Requirements:
Set the lines down again exactly, first line through the line that contains "var myChart = echarts.init(document.getElementById('main'));", with no pictures.

Information provided:
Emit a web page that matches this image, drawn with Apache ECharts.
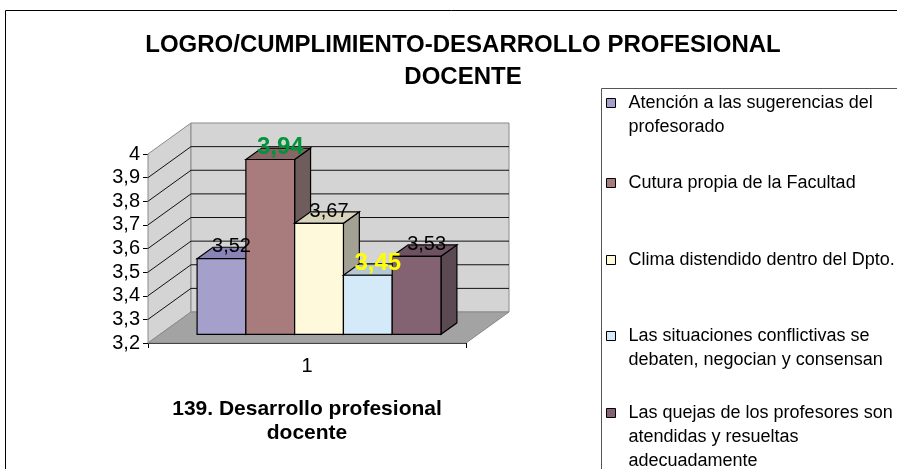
<!DOCTYPE html>
<html>
<head>
<meta charset="utf-8">
<script src="https://cdn.jsdelivr.net/npm/echarts@6/dist/echarts.min.js"></script>
<style>
  html, body { margin: 0; padding: 0; background: #fff; }
  #main { width: 897px; height: 469px; }
</style>
</head>
<body>
<div id="main"></div>
<script>
// datos del gráfico
var categories = ['1'];
var seriesNames = [
  'Atención a las sugerencias del\nprofesorado',
  'Cutura propia de la Facultad',
  'Clima distendido dentro del Dpto.',
  'Las situaciones conflictivas se\ndebaten, negocian y consensan',
  'Las quejas de los profesores son\natendidas y resueltas\nadecuadamente'
];
var values = [3.52, 3.94, 3.67, 3.45, 3.53];
var valueLabels = ['3,52', '3,94', '3,67', '3,45', '3,53'];
var yTicks = [3.2, 3.3, 3.4, 3.5, 3.6, 3.7, 3.8, 3.9, 4.0];
var yTickLabels = ['3,2', '3,3', '3,4', '3,5', '3,6', '3,7', '3,8', '3,9', '4'];

// estilos
var FONT = "'Liberation Sans', Arial, sans-serif";
var frontColors = ['#a59fcb', '#a87c7c', '#fff9dc', '#d5eaf8', '#836272'];
var topColors = ['#8a84b6', '#8a6565', '#d9d5bd', '#b4c7d4', '#6d5262'];
var sideColors = ['#6e6a8c', '#6f5d5d', '#a3a193', '#8e9ca6', '#5b4a52'];
var labelColors = ['#000', '#00953a', '#000', '#ffff00', '#000'];
var labelBold = [false, true, false, true, false];
var DEPTH = [43, -31];      // profundidad de las paredes (px)
var BAR_FRONT = 0.28;       // posicion del frente de las barras
var BAR_DEPTH = 0.37;       // grosor de las barras
var GROUP_RATIO = 0.767;    // ancho del grupo de barras / banda
var LH = 24;                // interlineado de la leyenda
var legendLineY = [103, 183, 260, 336, 413];

var myChart = echarts.init(document.getElementById('main'));

function wallsRender(params, api) {
  var cs = params.coordSys;
  var top = api.coord([0, yTicks[yTicks.length - 1]])[1];
  var bot = api.coord([0, yTicks[0]])[1];
  var L = cs.x, R = cs.x + cs.width, dx = DEPTH[0], dy = DEPTH[1];
  var edge = { stroke: '#8a8a8a', lineWidth: 1 };
  return {
    type: 'group',
    children: [
      { type: 'polygon', shape: { points: [[L, top], [L + dx, top + dy], [L + dx, bot + dy], [L, bot]] },
        style: Object.assign({ fill: '#d4d4d4' }, edge) },
      { type: 'polygon', shape: { points: [[L + dx, top + dy], [R + dx, top + dy], [R + dx, bot + dy], [L + dx, bot + dy]] },
        style: Object.assign({ fill: '#d4d4d4' }, edge) },
      { type: 'polygon', shape: { points: [[L, bot], [L + dx, bot + dy], [R + dx, bot + dy], [R, bot]] },
        style: Object.assign({ fill: '#a3a3a3' }, edge) }
    ]
  };
}

function gridRender(params, api) {
  var cs = params.coordSys;
  var y = api.coord([0, api.value(1)])[1];
  var L = cs.x, R = cs.x + cs.width, dx = DEPTH[0], dy = DEPTH[1];
  return {
    type: 'polyline',
    shape: { points: [[L, y], [L + dx, y + dy], [R + dx, y + dy]] },
    style: { stroke: '#111', lineWidth: 1, fill: null }
  };
}

function barRender(idx) {
  return function (params, api) {
    var c = api.coord([api.value(0), api.value(1)]);
    var base = api.coord([api.value(0), yTicks[0]]);
    var band = api.size([1, 0])[0];
    var groupW = band * GROUP_RATIO;
    var barW = groupW / values.length;
    var fx = DEPTH[0] * BAR_FRONT, fy = DEPTH[1] * BAR_FRONT;
    var dx = DEPTH[0] * BAR_DEPTH, dy = DEPTH[1] * BAR_DEPTH;
    var x0 = c[0] - groupW / 2 + idx * barW + fx;
    var x1 = x0 + barW;
    var yt = c[1] + fy, yb = base[1] + fy;
    var line = { stroke: '#000', lineWidth: 1.2 };
    return {
      type: 'group',
      children: [
        { type: 'polygon', shape: { points: [[x1, yt], [x1 + dx, yt + dy], [x1 + dx, yb + dy], [x1, yb]] },
          style: Object.assign({ fill: sideColors[idx] }, line) },
        { type: 'polygon', shape: { points: [[x0, yt], [x0 + dx, yt + dy], [x1 + dx, yt + dy], [x1, yt]] },
          style: Object.assign({ fill: topColors[idx] }, line) },
        { type: 'rect', shape: { x: x0, y: yt, width: barW, height: yb - yt },
          style: Object.assign({ fill: frontColors[idx] }, line) },
        { type: 'text', z2: 100, x: (x0 + x1) / 2 + 10, y: yt - 12,
          style: {
            text: valueLabels[idx], fill: labelColors[idx],
            fontSize: labelBold[idx] ? 24 : 20, fontWeight: labelBold[idx] ? 'bold' : 'normal',
            fontFamily: FONT, align: 'center', verticalAlign: 'middle'
          } }
      ]
    };
  };
}

var series = [
  { type: 'custom', name: 'paredes', silent: true, z: 1, renderItem: wallsRender,
    data: [[categories[0], yTicks[0]]] },
  { type: 'custom', name: 'rejilla', silent: true, z: 1, renderItem: gridRender,
    data: yTicks.slice(1, -1).map(function (t) { return [categories[0], t]; }) }
];
seriesNames.forEach(function (name, i) {
  series.push({
    type: 'custom', name: name, renderItem: barRender(i),
    itemStyle: { color: frontColors[i] },
    data: [[categories[0], values[i]]]
  });
});

// una leyenda por elemento; lineas vacias arriba para alinear el icono con la primera linea
var legends = seriesNames.map(function (name, i) {
  var n = name.split('\n').length;
  return {
    data: [name], orient: 'vertical', left: 606,
    top: legendLineY[i] - LH / 2 - (n - 1) * LH,
    padding: 0, itemWidth: 9, itemHeight: 9, icon: 'rect', selectedMode: false,
    itemStyle: { borderColor: '#000', borderWidth: 1 },
    formatter: function (nm) { return new Array(n).join('\n') + nm; },
    textStyle: { fontSize: 18, lineHeight: LH, color: '#000', fontFamily: FONT,
      padding: [0, 0, 0, 8] }
  };
});

myChart.setOption({
  backgroundColor: '#fff',
  animation: false,
  title: {
    text: 'LOGRO/CUMPLIMIENTO-DESARROLLO PROFESIONAL\nDOCENTE',
    left: 458, top: 24, textAlign: 'center',
    textStyle: { fontSize: 24, fontWeight: 'bold', lineHeight: 32, color: '#000', fontFamily: FONT }
  },
  legend: legends,
  graphic: [
    { type: 'rect', shape: { x: 5.5, y: 10.5, width: 950, height: 500 },
      style: { fill: null, stroke: '#000', lineWidth: 1 }, silent: true, z: -10 },
    { type: 'rect', shape: { x: 601.5, y: 88.5, width: 400, height: 450 },
      style: { fill: null, stroke: '#555', lineWidth: 1 }, silent: true, z: -10 }
  ],
  grid: { left: 148, top: 154, width: 318, height: 189 },
  xAxis: {
    type: 'category',
    data: categories,
    axisLine: { lineStyle: { color: '#000', width: 1 } },
    axisTick: { show: true, length: 5, lineStyle: { color: '#000' } },
    axisLabel: { fontSize: 20, color: '#000', fontFamily: FONT, margin: 13 },
    name: '139. Desarrollo profesional\ndocente',
    nameLocation: 'middle',
    nameGap: 54,
    nameTextStyle: { fontSize: 21, fontWeight: 'bold', lineHeight: 24, color: '#000', fontFamily: FONT }
  },
  yAxis: {
    type: 'value',
    min: 3.2, max: 4, interval: 0.1,
    axisLine: { show: true, lineStyle: { color: '#000', width: 1 } },
    axisTick: { show: true, length: 5, lineStyle: { color: '#000' } },
    axisLabel: {
      fontSize: 20, color: '#000', fontFamily: FONT, margin: 8,
      formatter: function (v, i) { return yTickLabels[i]; }
    },
    splitLine: { show: false }
  },
  series: series
});
</script>
</body>
</html>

Exercise solution:
Emit a web page that matches this image, drawn with Apache ECharts.
<!DOCTYPE html>
<html>
<head>
<meta charset="utf-8">
<script src="https://cdn.jsdelivr.net/npm/echarts@6/dist/echarts.min.js"></script>
<style>
  html, body { margin: 0; padding: 0; background: #fff; }
  #main { width: 897px; height: 469px; }
</style>
</head>
<body>
<div id="main"></div>
<script>
// datos del gráfico
var categories = ['1'];
var seriesNames = [
  'Atención a las sugerencias del\nprofesorado',
  'Cutura propia de la Facultad',
  'Clima distendido dentro del Dpto.',
  'Las situaciones conflictivas se\ndebaten, negocian y consensan',
  'Las quejas de los profesores son\natendidas y resueltas\nadecuadamente'
];
var values = [3.52, 3.94, 3.67, 3.45, 3.53];
var valueLabels = ['3,52', '3,94', '3,67', '3,45', '3,53'];
var yTicks = [3.2, 3.3, 3.4, 3.5, 3.6, 3.7, 3.8, 3.9, 4.0];
var yTickLabels = ['3,2', '3,3', '3,4', '3,5', '3,6', '3,7', '3,8', '3,9', '4'];

// estilos
var FONT = "'Liberation Sans', Arial, sans-serif";
var frontColors = ['#a59fcb', '#a87c7c', '#fff9dc', '#d5eaf8', '#836272'];
var topColors = ['#8a84b6', '#8a6565', '#d9d5bd', '#b4c7d4', '#6d5262'];
var sideColors = ['#6e6a8c', '#6f5d5d', '#a3a193', '#8e9ca6', '#5b4a52'];
var labelColors = ['#000', '#00953a', '#000', '#ffff00', '#000'];
var labelBold = [false, true, false, true, false];
var DEPTH = [43, -31];      // profundidad de las paredes (px)
var BAR_FRONT = 0.28;       // posicion del frente de las barras
var BAR_DEPTH = 0.37;       // grosor de las barras
var GROUP_RATIO = 0.767;    // ancho del grupo de barras / banda
var LH = 24;                // interlineado de la leyenda
var legendLineY = [103, 183, 260, 336, 413];

var myChart = echarts.init(document.getElementById('main'));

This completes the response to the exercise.